Livebearers are among the most popular fish in Singapore — guppies, platies, mollies, endlers and swordtails fill shop tanks from Clementi to Serangoon North. But keeping them in a bare breeding box or unplanted tank wastes their potential. A thoughtfully designed aquascape for a livebearers tank balances dense fry cover with open swimming space, creating a setup where adults display natural behaviour and newborn fry actually survive without constant intervention. Here is how Gensou Aquascaping approaches it.
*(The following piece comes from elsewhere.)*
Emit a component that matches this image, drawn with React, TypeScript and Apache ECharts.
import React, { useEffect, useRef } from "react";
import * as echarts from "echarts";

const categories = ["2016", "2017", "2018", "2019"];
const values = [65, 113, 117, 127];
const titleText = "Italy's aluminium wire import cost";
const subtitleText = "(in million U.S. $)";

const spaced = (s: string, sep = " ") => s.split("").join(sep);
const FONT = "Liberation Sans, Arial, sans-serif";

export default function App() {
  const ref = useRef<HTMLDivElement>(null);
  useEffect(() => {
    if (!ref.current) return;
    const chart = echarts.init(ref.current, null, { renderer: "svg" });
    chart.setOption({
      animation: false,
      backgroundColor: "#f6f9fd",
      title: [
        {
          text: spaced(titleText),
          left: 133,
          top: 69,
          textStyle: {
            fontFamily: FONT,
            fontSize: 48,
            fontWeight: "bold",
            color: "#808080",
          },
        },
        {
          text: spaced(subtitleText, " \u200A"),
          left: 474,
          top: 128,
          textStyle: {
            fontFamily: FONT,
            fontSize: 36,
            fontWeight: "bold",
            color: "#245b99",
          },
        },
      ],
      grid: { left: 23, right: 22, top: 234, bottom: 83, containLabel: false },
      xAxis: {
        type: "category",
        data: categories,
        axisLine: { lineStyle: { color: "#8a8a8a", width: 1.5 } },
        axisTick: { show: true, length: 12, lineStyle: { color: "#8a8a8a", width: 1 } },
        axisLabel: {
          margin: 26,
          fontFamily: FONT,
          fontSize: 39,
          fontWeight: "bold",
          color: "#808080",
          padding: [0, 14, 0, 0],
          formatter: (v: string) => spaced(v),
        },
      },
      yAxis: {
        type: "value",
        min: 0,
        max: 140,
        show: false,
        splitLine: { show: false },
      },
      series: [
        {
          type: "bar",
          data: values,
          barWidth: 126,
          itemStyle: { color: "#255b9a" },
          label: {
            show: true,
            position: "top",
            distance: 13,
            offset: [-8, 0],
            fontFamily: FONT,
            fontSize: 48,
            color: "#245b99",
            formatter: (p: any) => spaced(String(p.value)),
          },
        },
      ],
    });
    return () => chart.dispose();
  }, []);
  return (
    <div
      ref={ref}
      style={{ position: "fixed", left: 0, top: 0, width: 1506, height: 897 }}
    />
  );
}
Understanding Livebearer Behaviour

Livebearers are active, mid-to-top-water swimmers that need horizontal space to patrol and display. Males chase females relentlessly, so sight-line breaks are essential to reduce stress. Females seek dense vegetation when giving birth, and fry instinctively dart into thick plant cover to escape predation from their own parents. Your aquascape must serve both needs simultaneously — open lanes for swimming and dense refuges along the edges and bottom.

Tank Shape and Size

Long, shallow tanks (60-90 cm length, 25-30 cm height) suit livebearers better than tall formats. A 60-litre tank comfortably houses a breeding colony of endlers or guppies; platies and swordtails need 100 litres or more given their larger adult size. Floor space matters more than depth — livebearers rarely venture to the bottom in tall tanks, wasting the lower third of the water column.
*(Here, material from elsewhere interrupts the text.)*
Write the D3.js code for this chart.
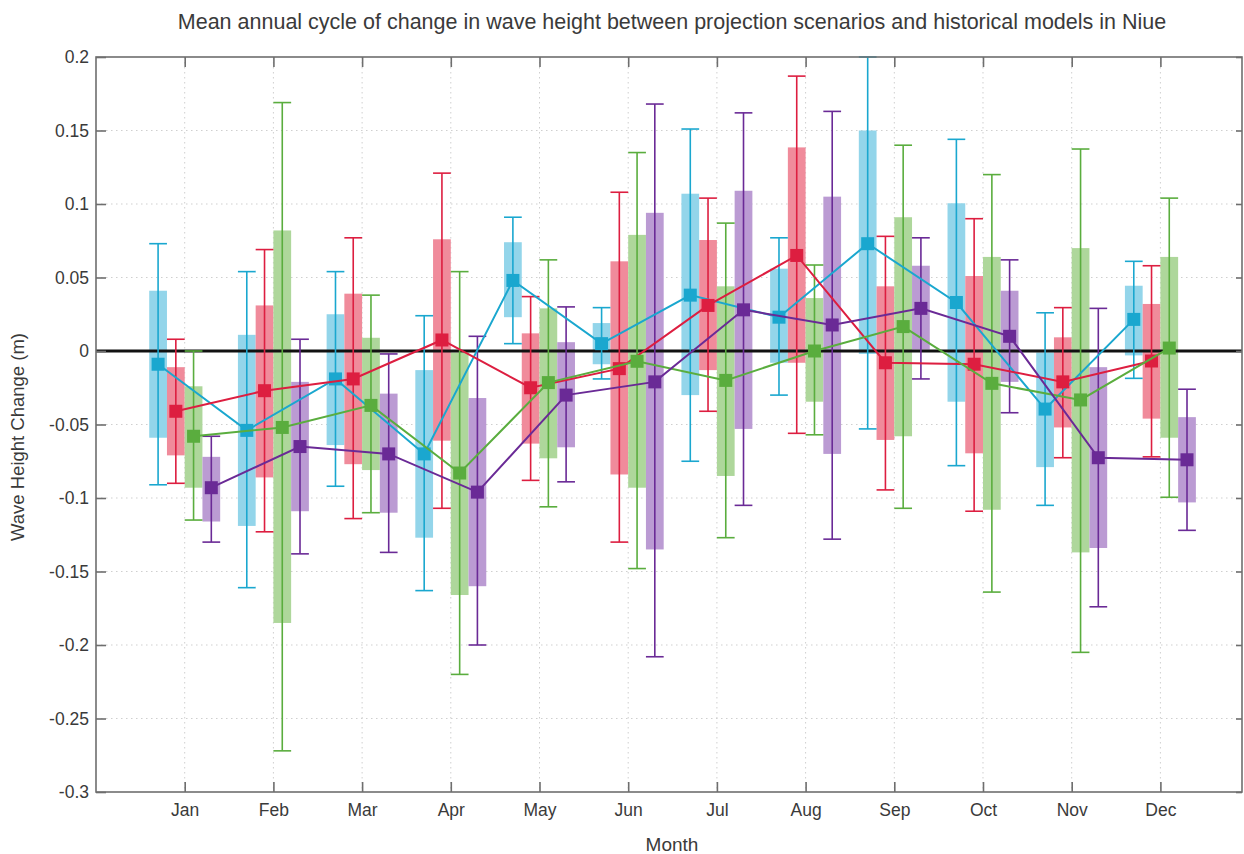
<!DOCTYPE html>
<html lang="en">
<head>
  <meta charset="UTF-8">
  <script src="https://d3js.org/d3.v7.min.js"></script>
  <title>Mean annual cycle of change in wave height - Niue</title>
  <style>
    body { margin: 0; background: #fff; font-family: 'Liberation Sans', Arial, sans-serif; }
    svg text { fill: #3a3a3a; }
  </style>
</head>
<body>
<svg id="chart" width="1244" height="854"></svg>
<script>
  // months on the x axis
  const months = ["Jan", "Feb", "Mar", "Apr", "May", "Jun", "Jul", "Aug", "Sep", "Oct", "Nov", "Dec"];
  const yTicks = [-0.3, -0.25, -0.2, -0.15, -0.1, -0.05, 0, 0.05, 0.1, 0.15, 0.2];

  // cyan scenario
  const cyanMean  = [-0.009, -0.054, -0.019, -0.070, 0.048, 0.005, 0.038, 0.023, 0.073, 0.033, -0.0395, 0.0215];
  const cyanBoxHi = [0.041, 0.011, 0.025, -0.013, 0.074, 0.019, 0.107, 0.056, 0.150, 0.1005, -0.001, 0.0444];
  const cyanBoxLo = [-0.059, -0.119, -0.064, -0.127, 0.023, -0.009, -0.030, -0.008, -0.002, -0.0345, -0.079, -0.003];
  const cyanHi    = [0.073, 0.054, 0.054, 0.024, 0.091, 0.0295, 0.151, 0.077, 0.200, 0.144, 0.026, 0.061];
  const cyanLo    = [-0.091, -0.161, -0.092, -0.163, 0.005, -0.019, -0.075, -0.030, -0.053, -0.078, -0.105, -0.0186];

  // red scenario
  const redMean  = [-0.041, -0.027, -0.019, 0.0075, -0.025, -0.012, 0.031, 0.065, -0.008, -0.009, -0.021, -0.0068];
  const redBoxHi = [-0.011, 0.031, 0.039, 0.076, 0.012, 0.061, 0.0755, 0.1385, 0.044, 0.051, 0.0093, 0.032];
  const redBoxLo = [-0.071, -0.086, -0.077, -0.061, -0.063, -0.084, -0.013, -0.008, -0.0605, -0.0696, -0.052, -0.046];
  const redHi    = [0.008, 0.069, 0.077, 0.121, 0.037, 0.108, 0.104, 0.187, 0.078, 0.090, 0.0295, 0.058];
  const redLo    = [-0.090, -0.123, -0.114, -0.107, -0.088, -0.130, -0.041, -0.056, -0.0945, -0.109, -0.0726, -0.072];

  // green scenario
  const greenMean  = [-0.058, -0.052, -0.037, -0.083, -0.0215, -0.007, -0.020, 0.000, 0.0166, -0.022, -0.0333, 0.002];
  const greenBoxHi = [-0.024, 0.082, 0.009, -0.001, 0.029, 0.079, 0.044, 0.036, 0.091, 0.064, 0.070, 0.064];
  const greenBoxLo = [-0.093, -0.185, -0.081, -0.166, -0.073, -0.093, -0.085, -0.0345, -0.058, -0.108, -0.137, -0.059];
  const greenHi    = [0.000, 0.169, 0.038, 0.054, 0.062, 0.135, 0.087, 0.0585, 0.140, 0.120, 0.1374, 0.104];
  const greenLo    = [-0.115, -0.272, -0.110, -0.220, -0.106, -0.148, -0.127, -0.057, -0.107, -0.164, -0.205, -0.0995];

  // purple scenario
  const purpleMean  = [-0.093, -0.065, -0.070, -0.096, -0.030, -0.021, 0.028, 0.0177, 0.029, 0.010, -0.0726, -0.074];
  const purpleBoxHi = [-0.072, -0.021, -0.029, -0.032, 0.006, 0.094, 0.109, 0.105, 0.058, 0.041, -0.011, -0.045];
  const purpleBoxLo = [-0.116, -0.109, -0.110, -0.160, -0.0655, -0.135, -0.053, -0.070, 0.001, -0.021, -0.134, -0.103];
  const purpleHi    = [-0.058, 0.008, -0.002, 0.010, 0.030, 0.168, 0.162, 0.163, 0.077, 0.062, 0.029, -0.026];
  const purpleLo    = [-0.130, -0.138, -0.137, -0.200, -0.089, -0.208, -0.105, -0.128, -0.019, -0.042, -0.174, -0.122];

  const series = [
    { mean: cyanMean, boxHi: cyanBoxHi, boxLo: cyanBoxLo, hi: cyanHi, lo: cyanLo, line: "#1aa7cf", box: "#93d5ea", offset: -0.3 },
    { mean: redMean, boxHi: redBoxHi, boxLo: redBoxLo, hi: redHi, lo: redLo, line: "#dd1e40", box: "#f08b9b", offset: -0.1 },
    { mean: greenMean, boxHi: greenBoxHi, boxLo: greenBoxLo, hi: greenHi, lo: greenLo, line: "#5aad3e", box: "#aed79b", offset: 0.1 },
    { mean: purpleMean, boxHi: purpleBoxHi, boxLo: purpleBoxLo, hi: purpleHi, lo: purpleLo, line: "#6a2a96", box: "#bb9bd3", offset: 0.3 }
  ];

  const svg = d3.select("#chart");
  const mLeft = 96, mRight = 1242, mTop = 57, mBottom = 792;

  const x = d3.scaleLinear().domain([0, 12.92]).range([mLeft, mRight]);
  const y = d3.scaleLinear().domain([-0.3, 0.2]).range([mBottom, mTop]);
  const boxW = x(0.2) - x(0);

  // grid
  const grid = svg.append("g");
  grid.selectAll("line.gx").data(months).enter().append("line")
    .attr("x1", (d, i) => x(i + 1)).attr("x2", (d, i) => x(i + 1))
    .attr("y1", mTop).attr("y2", mBottom)
    .attr("stroke", "#cfcfcf").attr("stroke-width", 1).attr("stroke-dasharray", "1.5,3.5");
  grid.selectAll("line.gy").data(yTicks.slice(1, -1)).enter().append("line")
    .attr("x1", mLeft).attr("x2", mRight)
    .attr("y1", d => y(d)).attr("y2", d => y(d))
    .attr("stroke", "#cfcfcf").attr("stroke-width", 1).attr("stroke-dasharray", "1.5,3.5");

  // boxes
  series.forEach(s => {
    svg.append("g").selectAll("rect").data(months).enter().append("rect")
      .attr("x", (d, i) => x(i + 1 + s.offset) - boxW / 2)
      .attr("width", boxW)
      .attr("y", (d, i) => y(s.boxHi[i]))
      .attr("height", (d, i) => y(s.boxLo[i]) - y(s.boxHi[i]))
      .attr("fill", s.box);
  });

  // zero line
  svg.append("line")
    .attr("x1", mLeft).attr("x2", mRight).attr("y1", y(0)).attr("y2", y(0))
    .attr("stroke", "#111").attr("stroke-width", 3);

  // whiskers
  series.forEach(s => {
    const g = svg.append("g").attr("stroke", s.line).attr("stroke-width", 1.6);
    months.forEach((m, i) => {
      const cx = x(i + 1 + s.offset);
      g.append("line").attr("x1", cx).attr("x2", cx).attr("y1", y(s.hi[i])).attr("y2", y(s.lo[i]));
      g.append("line").attr("x1", cx - boxW / 2).attr("x2", cx + boxW / 2).attr("y1", y(s.hi[i])).attr("y2", y(s.hi[i]));
      g.append("line").attr("x1", cx - boxW / 2).attr("x2", cx + boxW / 2).attr("y1", y(s.lo[i])).attr("y2", y(s.lo[i]));
    });
  });

  // mean lines + markers
  series.forEach(s => {
    const line = d3.line().x((d, i) => x(i + 1 + s.offset)).y(d => y(d));
    svg.append("path").datum(s.mean).attr("d", line)
      .attr("fill", "none").attr("stroke", s.line).attr("stroke-width", 2);
    svg.append("g").selectAll("rect").data(s.mean).enter().append("rect")
      .attr("x", (d, i) => x(i + 1 + s.offset) - 6.5)
      .attr("y", d => y(d) - 6.5)
      .attr("width", 13).attr("height", 13)
      .attr("fill", s.line);
  });

  // axes frame
  const axisColor = "#6e6e6e";
  const frame = svg.append("g").attr("stroke", axisColor).attr("stroke-width", 1.6).attr("fill", "none");
  frame.append("rect").attr("x", mLeft).attr("y", mTop).attr("width", mRight - mLeft).attr("height", mBottom - mTop);

  const xAxis = svg.append("g").attr("transform", `translate(0,${mBottom})`)
    .call(d3.axisBottom(x).tickValues(d3.range(1, 13)).tickFormat(d => months[d - 1]).tickSizeInner(-10).tickSizeOuter(0).tickPadding(12));
  const xAxisTop = svg.append("g").attr("transform", `translate(0,${mTop})`)
    .call(d3.axisTop(x).tickValues(d3.range(1, 13)).tickFormat("").tickSizeInner(-10).tickSizeOuter(0));
  const yAxis = svg.append("g").attr("transform", `translate(${mLeft},0)`)
    .call(d3.axisLeft(y).tickValues(yTicks).tickFormat(d => d === 0 ? "0" : String(+d.toFixed(2))).tickSizeInner(-10).tickSizeOuter(0).tickPadding(7));
  const yAxisRight = svg.append("g").attr("transform", `translate(${mRight},0)`)
    .call(d3.axisRight(y).tickValues(yTicks).tickFormat("").tickSizeInner(-6).tickSizeOuter(0));

  [xAxis, xAxisTop, yAxis, yAxisRight].forEach(a => {
    a.select(".domain").remove();
    a.selectAll(".tick line").attr("stroke", axisColor).attr("stroke-width", 1.6);
    a.selectAll(".tick text").attr("font-family", "'Liberation Sans', Arial, sans-serif").attr("font-size", 17.5).attr("fill", "#3a3a3a");
  });

  // titles
  svg.append("text").attr("x", 672).attr("y", 29).attr("text-anchor", "middle")
    .attr("font-size", 21.5).text("Mean annual cycle of change in wave height between projection scenarios and historical models in Niue");
  svg.append("text").attr("x", 672).attr("y", 851).attr("text-anchor", "middle")
    .attr("font-size", 19).text("Month");
  svg.append("text").attr("transform", "translate(24,437) rotate(-90)").attr("text-anchor", "middle")
    .attr("font-size", 18.5).text("Wave Height Change (m)");
</script>
</body>
</html>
Plant Selection for Fry Survival

Dense, fine-leaved plants are the backbone of livebearer aquascaping. Ceratophyllum demersum (hornwort) floats in thick tangles that newborn fry disappear into instantly — it is arguably the single best fry-survival plant, and costs just $2-3 per bunch locally. Najas guadalupensis (guppy grass) forms dense submerged mats. Java moss tied to driftwood or mesh creates low-level refuges. For rooted options, Hygrophila polysperma and Limnophila sessiliflora grow rapidly into thick stands that break sight lines and shelter fry.

Floating plants are equally important. Salvinia minima, Pistia stratiotes (water lettuce) or Amazon frogbit create a surface canopy with dangling roots — fry hide among these roots within seconds of birth.

Layout Structure

Divide the tank into zones. Plant heavily along the back wall and both sides, leaving the front third and centre open for swimming. Create two or three dense vertical columns of stem plants that break the tank into separate visual territories — this reduces male aggression by limiting line-of-sight chasing. A single piece of branching driftwood in the mid-ground adds natural structure and a secondary attachment surface for moss and ferns. Keep the foreground low with carpeting plants or bare sand so you can easily observe fry.

Hardscape Considerations

Smooth river stones arranged in small clusters give females resting spots near the bottom. Avoid sharp rocks or rough edges — livebearers with long fins (fancy guppies, lyretail swordtails) are prone to fin tears on abrasive hardscape. Driftwood should be well-soaked to prevent excessive tannin leaching; livebearers generally prefer neutral to slightly alkaline, clear water rather than blackwater conditions.

Water Parameters and Local Considerations

Most livebearers thrive at pH 7.0-8.0, GH 8-15 and temperature 24-28°C. Singapore’s soft tap water (GH 2-4) is actually below their ideal range. Adding crushed coral in the filter or a small bag of aragonite substrate buffers GH and KH upward, benefiting mollies especially, which appreciate harder water. Endlers and guppies are more adaptable and do well in local tap water with minimal adjustment. No heater is needed in Singapore’s climate — ambient room temperature sits within their comfort zone year-round.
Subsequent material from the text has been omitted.